◆ Given exercise ◆
Copy all lines below exactly as written. Leave pictures out.

◆ Data provided ◆
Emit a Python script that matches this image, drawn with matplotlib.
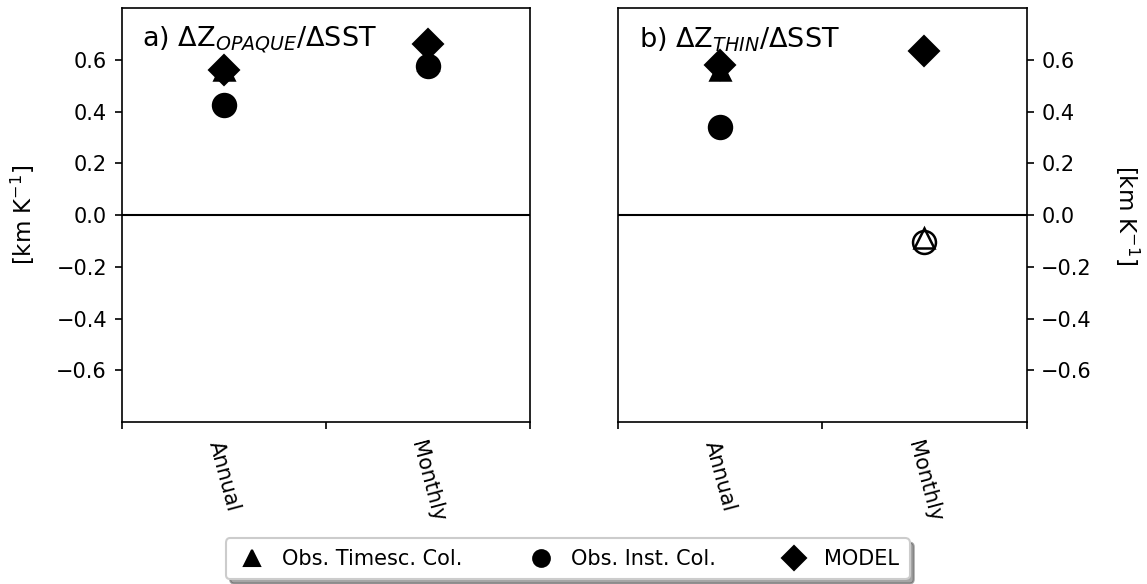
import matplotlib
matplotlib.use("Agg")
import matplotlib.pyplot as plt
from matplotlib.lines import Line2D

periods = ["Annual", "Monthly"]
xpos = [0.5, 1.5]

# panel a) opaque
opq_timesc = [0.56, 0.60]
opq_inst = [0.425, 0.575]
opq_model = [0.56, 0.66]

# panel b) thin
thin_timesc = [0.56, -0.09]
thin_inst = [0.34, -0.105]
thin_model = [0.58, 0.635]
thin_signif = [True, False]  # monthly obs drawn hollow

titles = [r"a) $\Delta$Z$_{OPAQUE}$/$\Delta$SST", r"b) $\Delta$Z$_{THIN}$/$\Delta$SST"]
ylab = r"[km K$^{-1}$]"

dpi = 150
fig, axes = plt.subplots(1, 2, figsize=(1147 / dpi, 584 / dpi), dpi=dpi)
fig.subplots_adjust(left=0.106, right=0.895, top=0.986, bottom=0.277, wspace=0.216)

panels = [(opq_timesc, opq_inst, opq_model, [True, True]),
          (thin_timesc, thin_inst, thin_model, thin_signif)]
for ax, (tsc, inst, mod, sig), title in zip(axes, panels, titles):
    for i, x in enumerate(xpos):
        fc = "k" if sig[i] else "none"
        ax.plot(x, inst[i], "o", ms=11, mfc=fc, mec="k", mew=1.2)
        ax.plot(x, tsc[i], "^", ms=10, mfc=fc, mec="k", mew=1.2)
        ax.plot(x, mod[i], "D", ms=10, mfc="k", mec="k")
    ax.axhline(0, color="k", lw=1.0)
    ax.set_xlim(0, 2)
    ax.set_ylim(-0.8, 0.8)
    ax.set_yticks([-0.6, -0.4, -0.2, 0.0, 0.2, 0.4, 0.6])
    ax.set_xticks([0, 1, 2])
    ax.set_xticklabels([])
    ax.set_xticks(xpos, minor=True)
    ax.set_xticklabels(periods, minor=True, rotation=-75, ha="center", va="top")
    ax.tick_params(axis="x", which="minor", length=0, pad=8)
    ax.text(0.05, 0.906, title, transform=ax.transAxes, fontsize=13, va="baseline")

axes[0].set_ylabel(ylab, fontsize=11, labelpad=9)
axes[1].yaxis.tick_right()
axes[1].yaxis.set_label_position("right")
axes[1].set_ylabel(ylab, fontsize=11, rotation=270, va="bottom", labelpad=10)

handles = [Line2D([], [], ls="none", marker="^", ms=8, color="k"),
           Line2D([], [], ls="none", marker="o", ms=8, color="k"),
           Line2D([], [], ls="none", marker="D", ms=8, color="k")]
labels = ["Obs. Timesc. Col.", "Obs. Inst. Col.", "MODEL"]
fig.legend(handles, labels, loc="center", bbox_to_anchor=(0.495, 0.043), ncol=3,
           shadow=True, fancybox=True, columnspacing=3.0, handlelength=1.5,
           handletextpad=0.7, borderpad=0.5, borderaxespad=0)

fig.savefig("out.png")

◆ Solution to the problem ◆
Emit a Python script that matches this image, drawn with matplotlib.
import matplotlib
matplotlib.use("Agg")
import matplotlib.pyplot as plt
from matplotlib.lines import Line2D

periods = ["Annual", "Monthly"]
xpos = [0.5, 1.5]

# panel a) opaque
opq_timesc = [0.56, 0.60]
opq_inst = [0.425, 0.575]
opq_model = [0.56, 0.66]

# panel b) thin
thin_timesc = [0.56, -0.09]
thin_inst = [0.34, -0.105]
thin_model = [0.58, 0.635]
thin_signif = [True, False]  # monthly obs drawn hollow

titles = [r"a) $\Delta$Z$_{OPAQUE}$/$\Delta$SST", r"b) $\Delta$Z$_{THIN}$/$\Delta$SST"]
ylab = r"[km K$^{-1}$]"

dpi = 150
fig, axes = plt.subplots(1, 2, figsize=(1147 / dpi, 584 / dpi), dpi=dpi)
fig.subplots_adjust(left=0.106, right=0.895, top=0.986, bottom=0.277, wspace=0.216)

panels = [(opq_timesc, opq_inst, opq_model, [True, True]),
          (thin_timesc, thin_inst, thin_model, thin_signif)]
for ax, (tsc, inst, mod, sig), title in zip(axes, panels, titles):
    for i, x in enumerate(xpos):
        fc = "k" if sig[i] else "none"
        ax.plot(x, inst[i], "o", ms=11, mfc=fc, mec="k", mew=1.2)
        ax.plot(x, tsc[i], "^", ms=10, mfc=fc, mec="k", mew=1.2)
        ax.plot(x, mod[i], "D", ms=10, mfc="k", mec="k")
    ax.axhline(0, color="k", lw=1.0)
    ax.set_xlim(0, 2)
    ax.set_ylim(-0.8, 0.8)
    ax.set_yticks([-0.6, -0.4, -0.2, 0.0, 0.2, 0.4, 0.6])
    ax.set_xticks([0, 1, 2])
    ax.set_xticklabels([])
    ax.set_xticks(xpos, minor=True)
    ax.set_xticklabels(periods, minor=True, rotation=-75, ha="center", va="top")
    ax.tick_params(axis="x", which="minor", length=0, pad=8)
    ax.text(0.05, 0.906, title, transform=ax.transAxes, fontsize=13, va="baseline")

axes[0].set_ylabel(ylab, fontsize=11, labelpad=9)
axes[1].yaxis.tick_right()
axes[1].yaxis.set_label_position("right")
axes[1].set_ylabel(ylab, fontsize=11, rotation=270, va="bottom", labelpad=10)

handles = [Line2D([], [], ls="none", marker="^", ms=8, color="k"),
           Line2D([], [], ls="none", marker="o", ms=8, color="k"),
           Line2D([], [], ls="none", marker="D", ms=8, color="k")]
labels = ["Obs. Timesc. Col.", "Obs. Inst. Col.", "MODEL"]
fig.legend(handles, labels, loc="center", bbox_to_anchor=(0.495, 0.043), ncol=3,
           shadow=True, fancybox=True, columnspacing=3.0, handlelength=1.5,
           handletextpad=0.7, borderpad=0.5, borderaxespad=0)

fig.savefig("out.png")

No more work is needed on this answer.